Now let’s talk about backpressure.

Your producer is sending 10,000 messages per second. Your consumer can process 1,000 per second. The queue grows. And grows. And grows. Memory fills up. Disk fills up. The system crashes.

This is why backpressure matters. Backpressure is the mechanism by which a slow consumer signals to the producer to slow down. RabbitMQ supports this natively through consumer prefetch limits. A consumer says “I will accept at most N unacknowledged messages at a time.” Once it hits that limit, the broker stops delivering until existing messages are acknowledged.

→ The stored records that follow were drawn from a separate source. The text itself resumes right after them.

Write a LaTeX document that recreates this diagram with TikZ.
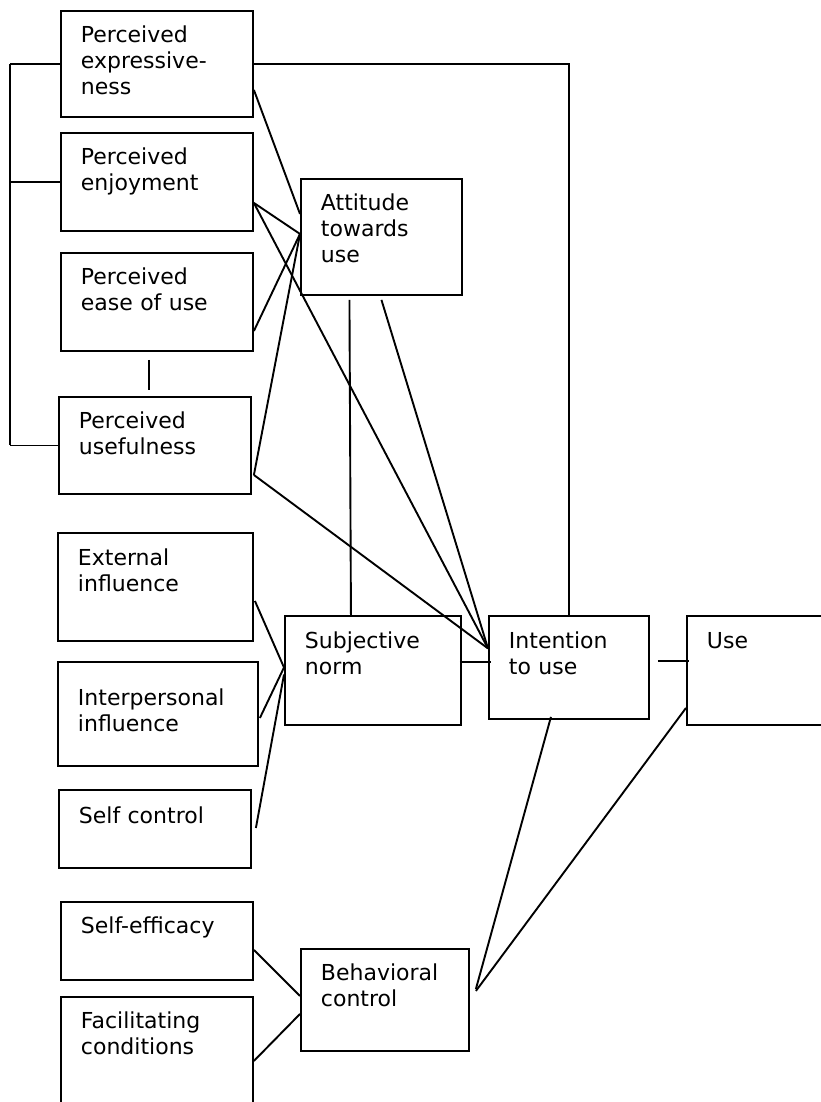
\documentclass[tikz,border=0pt]{standalone}
\usepackage{fontspec}
\setmainfont{DejaVu Sans}
\begin{document}
\begin{tikzpicture}[x=1pt,y=-1pt]
    \useasboundingbox (0,0) rectangle (821,1102);
    \clip (0,0) rectangle (821,1102);
    \begin{scope}[every node/.style={draw,line width=1.9pt,anchor=north west,inner xsep=20pt,inner ysep=0pt,align=left,text height=32pt,font=\fontsize{22}{26}\selectfont}]
      \node[text width=152pt,text depth=74pt] (pe) at (60,10) {Perceived\\expressive-\\ness};
      \node[text width=152pt,text depth=66pt] (penj) at (60,132) {Perceived\\enjoyment};
      \node[text width=152pt,text depth=66pt] (pease) at (60,252) {Perceived\\ease of use};
      \node[text width=152pt,text depth=65pt] (pu) at (58,396) {Perceived\\usefulness};
      \node[text width=121pt,text depth=84pt] (att) at (300,178) {Attitude\\towards\\use};
      \node[text width=155pt,text height=33pt,text depth=75pt] (ext) at (57,532) {External\\influence};
      \node[text width=160pt,text height=44pt,text depth=60pt] (inter) at (57,661) {Interpersonal\\influence};
      \node[text width=152pt,text height=34pt,text depth=44pt] (self) at (58,789) {Self control};
      \node[text width=136pt,text height=33pt,text depth=76pt] (subj) at (284,615) {Subjective\\norm};
      \node[text width=120pt,text height=33pt,text depth=70pt] (intent) at (488,615) {Intention\\to use};
      \node[text width=130pt,text height=33pt,text depth=76pt] (use) at (686,615) {Use};
      \node[text width=152pt,text depth=46pt] (seff) at (60,901) {Self-efficacy};
      \node[text width=152pt,text depth=98pt] (facil) at (60,996) {Facilitating\\conditions};
      \node[text width=128pt,text depth=70pt] (beh) at (300,948) {Behavioral\\control};
    \end{scope}
    \coordinate (brk) at (10,0);
    \coordinate (att in) at ([shift={(0,-3)}]att.west);
    \coordinate (int in) at ([shift={(0,-19)}]intent.west);
    \coordinate (sub in) at ([shift={(0,-3)}]subj.west);
    \begin{scope}[every edge/.style={draw=black,line width=1.9pt}]
      \path (pe.west) edge (brk |- pe.west);
      \path (brk |- pe.west) edge (brk |- pu.west);
      \path (penj.west) edge (brk |- penj.west);
      \path (pu.west) edge (brk |- pu.west);
      \path (pe.east) edge[to path={-| (\tikztotarget)}] (intent.north);
      \path ([shift={(-8,8)}]pease.south) edge ([shift={(-6,-6)}]pu.north);
      \path ([shift={(0,26)}]pe.east) edge ([shift={(0,-23)}]att.west);
      \path ([shift={(0,21)}]penj.east) edge (att in);
      \path ([shift={(0,21)}]penj.east) edge (int in);
      \path ([shift={(0,29)}]pease.east) edge (att in);
      \path ([shift={(2,29.5)}]pu.east) edge (att in);
      \path ([shift={(2,29.5)}]pu.east) edge (int in);
      \path ([shift={(-32,4)}]att.south) edge ([shift={(-22,0)}]subj.north);
      \path ([shift={(0,4)}]att.south) edge (int in);
      \path ([shift={(1,14)}]ext.east) edge (sub in);
      \path ([shift={(1,4)}]inter.east) edge (sub in);
      \path ([shift={(4,-1)}]self.east) edge ([shift={(0,4)}]subj.west);
      \path ([shift={(-2,-8.5)}]subj.east) edge ([shift={(3,-5.5)}]intent.west);
      \path ([shift={(8,-6.5)}]intent.east) edge ([shift={(3,-9.5)}]use.west);
      \path ([shift={(-18,-3)}]intent.south) edge ([shift={(6,-11)}]beh.east);
      \path ([shift={(0,37.5)}]use.west) edge ([shift={(6,-9)}]beh.east);
      \path ([shift={(0,9)}]seff.east) edge ([shift={(0,-4)}]beh.west);
      \path ([shift={(0,-1)}]facil.east) edge ([shift={(0,14)}]beh.west);
    \end{scope}
\end{tikzpicture}
\end{document}
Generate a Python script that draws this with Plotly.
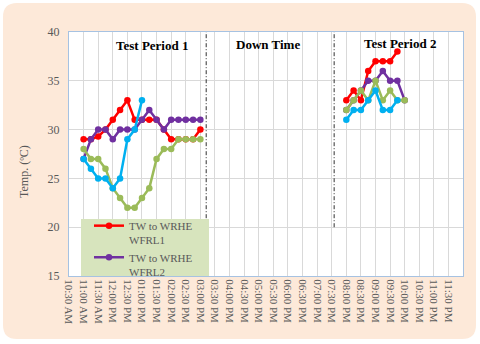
import plotly.graph_objects as go

# time stamps (15 min logging) for the two test periods
day = "2024-01-01 "
times_tp1 = ["11:00", "11:15", "11:30", "11:45", "12:00", "12:15", "12:30", "12:45", "13:00",
             "13:15", "13:30", "13:45", "14:00", "14:15", "14:30", "14:45", "15:00"]
times_tp2 = ["20:00", "20:15", "20:30", "20:45", "21:00", "21:15", "21:30", "21:45", "22:00"]

# temperatures (ºC)
wfrl1_tp1 = [29, 29, 29.3, 30, 31, 32, 33, 31, 31, 31, 31, 30, 29, 29, 29, 29, 30]
wfrl2_tp1 = [27, 29, 30, 30, 29, 30, 30, 30, 31, 32, 31, 30, 31, 31, 31, 31, 31]
wfrl3_tp1 = [28, 27, 27, 26, 24, 23, 22, 22, 23, 24, 27, 28, 28, 29, 29, 29, 29]
wfrl4_tp1 = [27, 26, 25, 25, 24, 25, 29, 30, 33]

wfrl1_tp2 = [33, 34, 33, 36, 37, 37, 37, 38]
wfrl2_tp2 = [32, 33, 34, 35, 35, 36, 35, 35, 33]
wfrl3_tp2 = [32, 33, 34, 33, 35, 33, 34, 33, 33]
wfrl4_tp2 = [31, 32, 32, 33, 34, 32, 32, 33]

# period boundaries (dash-dot lines) and labels
boundary_times = ["15:12", "19:35"]
boundary_span = [20, 40]
period_labels = ["Test Period 1", "Down Time", "Test Period 2"]
period_label_times = ["13:20", "17:19", "21:50"]
period_label_temps = [38.6, 38.7, 38.8]

series = [
    ("TW to WRHE<br>WFRL1", "#ff0000", wfrl1_tp1, wfrl1_tp2, True),
    ("TW to WRHE<br>WFRL2", "#7030a0", wfrl2_tp1, wfrl2_tp2, True),
    ("TW to WRHE<br>WFRL3", "#9bbb59", wfrl3_tp1, wfrl3_tp2, False),
    ("TW to WRHE<br>WFRL4", "#00b0f0", wfrl4_tp1, wfrl4_tp2, False),
]

serif = "Liberation Serif, Times New Roman, serif"
grey = "#595959"
fig = go.Figure()

for t in boundary_times:
    fig.add_trace(go.Scatter(x=[day + t, day + t], y=boundary_span, mode="lines",
                             line=dict(color="#303030", width=1, dash="4px,2px,1px,2px"),
                             showlegend=False, hoverinfo="skip"))

for name, color, tp1, tp2, show in series:
    for i, (times, vals) in enumerate([(times_tp1, tp1), (times_tp2, tp2)]):
        fig.add_trace(go.Scatter(
            x=[day + t for t in times[:len(vals)]], y=vals, mode="lines+markers",
            name=name, legendgroup=name, showlegend=show and i == 0,
            line=dict(color=color, width=2.5),
            marker=dict(color=color, size=6.5, symbol="circle")))

for txt, t, v in zip(period_labels, period_label_times, period_label_temps):
    fig.add_annotation(x=day + t, y=v, text="<b>%s</b>" % txt, showarrow=False,
                       font=dict(family=serif, size=13, color="black"))

# plot-area geometry in px -> paper coords helper
L, R, T, B, W, H = 69, 17, 32, 68, 480, 344
pw, ph = W - L - R, H - T - B
px = lambda v: (v - L) / pw
py = lambda v: (H - B - v) / ph

fig.add_annotation(x=px(24), y=py(172), xref="paper", yref="paper", text="Temp. (ºC)",
                   xanchor="center", yanchor="middle", textangle=-90, showarrow=False,
                   font=dict(family=serif, size=12, color=grey))

# rounded peach frame
x0, x1, y0, y1, r = 3, 476, 3, 339, 14
path = ("M {a},{b} L {c},{b} Q {d},{b} {d},{e} L {d},{f} Q {d},{g} {c},{g} "
        "L {a},{g} Q {h},{g} {h},{f} L {h},{e} Q {h},{b} {a},{b} Z").format(
    a=px(x0 + r), b=py(y0), c=px(x1 - r), d=px(x1), e=py(y0 + r),
    f=py(y1 - r), g=py(y1), h=px(x0))
fig.add_shape(type="path", path=path, xref="paper", yref="paper",
              fillcolor="#fde9d9", line=dict(width=0), layer="below")
fig.add_shape(type="rect", xref="paper", yref="paper", x0=0, x1=1, y0=0, y1=1,
              fillcolor="white", line=dict(width=0), layer="below")
# clipped legend box
fig.add_shape(type="rect", xref="paper", yref="paper", x0=px(81), x1=px(209), y0=0, y1=py(219),
              fillcolor="#d7e4bd", line=dict(width=0), layer="above")

fig.update_layout(
    width=W, height=H, margin=dict(l=L, r=R, t=T, b=B, autoexpand=False),
    paper_bgcolor="white", plot_bgcolor="rgba(0,0,0,0)",
    font=dict(family=serif, size=11, color=grey),
    legend=dict(x=px(89), y=py(212), xanchor="left", yanchor="top",
                bgcolor="rgba(0,0,0,0)", font=dict(family=serif, size=11, color=grey),
                valign="top", tracegroupgap=0, itemwidth=30),
)
fig.update_xaxes(type="date", range=[day + "10:30", day + "23:59:50"],
                 tick0=day + "10:30", dtick=30 * 60 * 1000, tickformat="%I:%M %p",
                 tickangle=90, tickfont=dict(family=serif, size=11, color=grey), automargin=False,
                 showgrid=True, gridcolor="#d9d9d9", gridwidth=1,
                 showline=True, linecolor="#a6c2e2", mirror=True, ticks="", zeroline=False)
fig.update_yaxes(range=[15, 40], dtick=5, automargin=False, ticklabelstandoff=6,
                 tickfont=dict(family=serif, size=12, color=grey),
                 showgrid=True, gridcolor="#d9d9d9", gridwidth=1,
                 showline=True, linecolor="#a6c2e2", mirror=True, ticks="", zeroline=False)

# the page's default body margin would push the figure 8px off the window
fig.write_html("out.html", config={"displayModeBar": False},
               post_script="document.body.style.margin='0';")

Kafka handles this differently. Since Kafka retains messages, a slow consumer simply falls behind in the log. The broker doesn’t push to consumers. Consumers pull. If a consumer is slow, it reads less frequently. The data waits in the log. But if the consumer falls behind the retention window, messages get deleted before they’re consumed. That’s data loss.

The right approach depends on your system. If you need real time processing and cannot afford to fall behind, apply backpressure at the producer level. Rate limit incoming requests. Drop low priority messages. Shed load rather than letting the queue grow unbounded.

When should you use a message queue?

When your system has producers and consumers with different throughput. When you need to decouple services so they can evolve independently. When you need to handle traffic spikes without overwhelming downstream systems. When you need reliable delivery with retries. When multiple services need to react to the same event.

When should you avoid one?

When your system is small and synchronous calls work fine. When the overhead of a broker is not justified by the scale. When you need strict request reply semantics and the latency of queueing is unacceptable. When your team doesn’t have the operational maturity to monitor and maintain a broker.

A message queue is not a database. It’s not permanent storage. It’s a buffer, a decoupler, and a shock absorber. Use it to smooth out the rough edges of distributed communication. Don’t use it as a source of truth.